Assistant Secretary to the U.S. Department of Education Dr. Robert Pasternack, in an address to the participants of the 2003 Alabama Transition Conference in Auburn, said, "I want to congratulate you in Alabama for the incredible work you all are doing in transition. We need to use Alabama as a model for the rest of the country."

The vibrant relationship between the Institute and the two state agencies dynamically associated with it led Dr. Roberta Ginivan of the National Transition Alliance to write, "The leadership, high level of collaboration, and expectations of excellence demonstrated by Auburn University, the Alabama State Department of Education and the Alabama State Department of Rehabilitation Services are immediately evident as one of the state's greatest strengthens in transition." Alabama was recognized by the Alliance as having one of the most promising transition programs in the nation.

"Auburn University's leadership has helped to bring national recognition to Alabama's transition program," said Dr. Mabrey Whetstone of the Alabama State Department of Education, and his view is substantiated by a report to AU from a nationally assembled review team which says that the Institute is a "tremendous" asset to Auburn and the state of Alabama and helps to establish national transition policy and research directions.
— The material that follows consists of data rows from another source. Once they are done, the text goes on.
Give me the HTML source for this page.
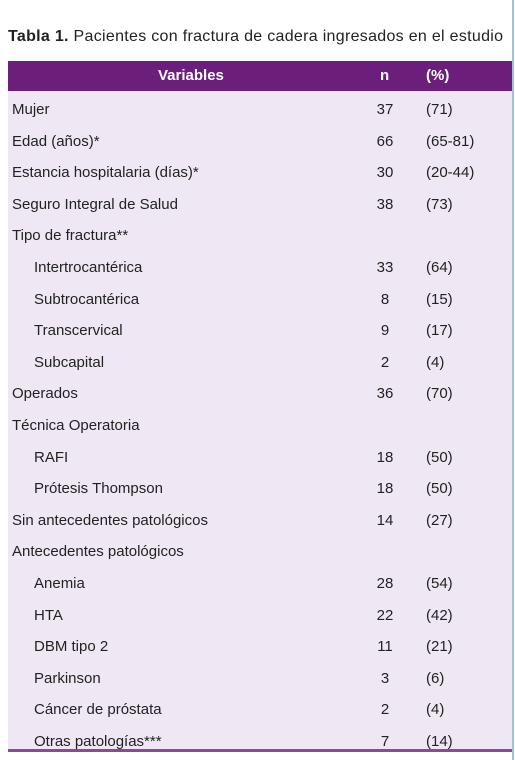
<!DOCTYPE html>
<html><head><meta charset="utf-8"><style>
body{margin:0;width:515px;height:760px;background:#fff;position:relative;font-family:"Liberation Sans",sans-serif;overflow:hidden}
#title{position:absolute;left:8px;top:28px;font-size:16px;color:#222;letter-spacing:0.3px;white-space:nowrap}
#vline{position:absolute;left:512px;top:0;width:2px;height:760px;background:#9cc3e6}
#head{position:absolute;left:8px;top:61px;width:504px;height:30px;background:#6b1f7b;color:#fff;font-weight:bold;font-size:15px}
#body{position:absolute;left:8px;top:91px;width:504px;height:658px;background:#efe8f4;border-bottom:3px solid #8a4a99}
.r{position:absolute;left:0;width:504px;height:31.6px;line-height:31.6px;font-size:15px;color:#222}
.r span{position:absolute}
.l{left:4px}.i{left:26px}.n{left:360px;width:34px;text-align:center}.p{left:418px}
</style></head><body>
<div id="title"><b>Tabla 1.</b> Pacientes con fractura de cadera ingresados en el estudio</div>
<div id="head">
<span style="position:absolute;left:150px;top:6px">Variables</span>
<span style="position:absolute;left:372px;top:6px">n</span>
<span style="position:absolute;left:418px;top:6px">(%)</span>
</div>
<div id="body"></div>
<div id="vline"></div>
<script>
const labels=["Mujer","Edad (años)*","Estancia hospitalaria (días)*","Seguro Integral de Salud","Tipo de fractura**","Intertrocantérica","Subtrocantérica","Transcervical","Subcapital","Operados","Técnica Operatoria","RAFI","Prótesis Thompson","Sin antecedentes patológicos","Antecedentes patológicos","Anemia","HTA","DBM tipo 2","Parkinson","Cáncer de próstata","Otras patologías***"];
const nVals=["37","66","30","38","","33","8","9","2","36","","18","18","14","","28","22","11","3","2","7"];
const pVals=["(71)","(65-81)","(20-44)","(73)","","(64)","(15)","(17)","(4)","(70)","","(50)","(50)","(27)","","(54)","(42)","(21)","(6)","(4)","(14)"];
const indent=[0,0,0,0,0,1,1,1,1,0,0,1,1,0,0,1,1,1,1,1,1];
const body=document.getElementById('body');
labels.forEach((t,k)=>{
 const r=document.createElement('div');r.className='r';r.style.top=(3+k*31.6)+'px';
 
 
 const a=document.createElement('span');a.className=indent[k]?'i':'l';a.textContent=t;
 
 
 const b=document.createElement('span');b.className='n';b.textContent=nVals[k];
 
 
 const c=document.createElement('span');c.className='p';c.textContent=pVals[k];
 
 
 r.append(a,b,c);body.appendChild(r);
});
</script>
</body></html>
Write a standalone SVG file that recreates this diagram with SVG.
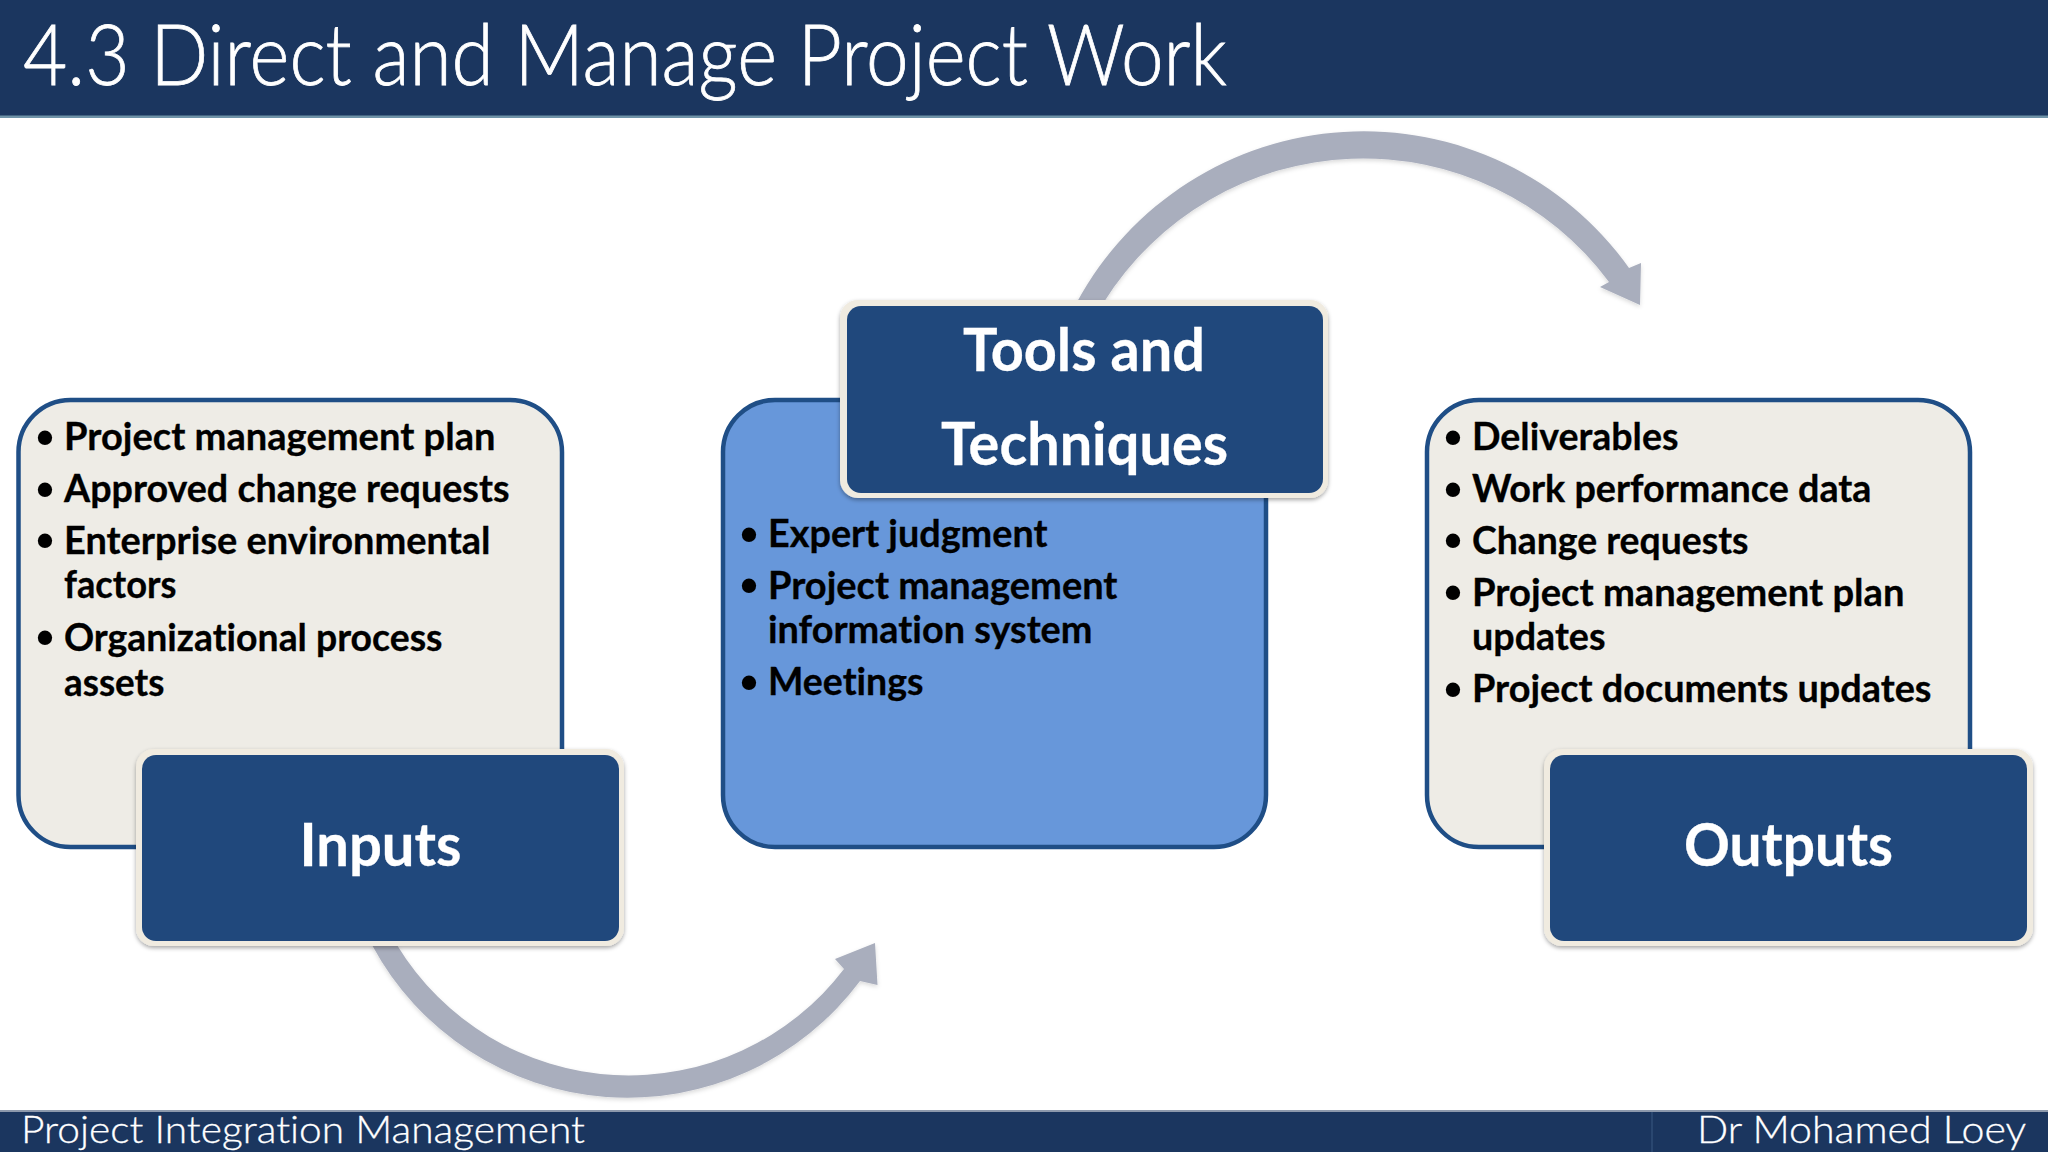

"Our Transition Leadership Institute represents yet another way in which Auburn is truly making a difference in Alabama and states beyond," said Dr. Frances Kochan, interim dean of the College of Education.

 

With the continued support of the University and its College of Education, the state agencies and the state legislature, the Auburn Transition Leadership Institute serves Alabama by helping to improve, in measurable terms and in essential ways, the quality of life for young citizens with disabilities.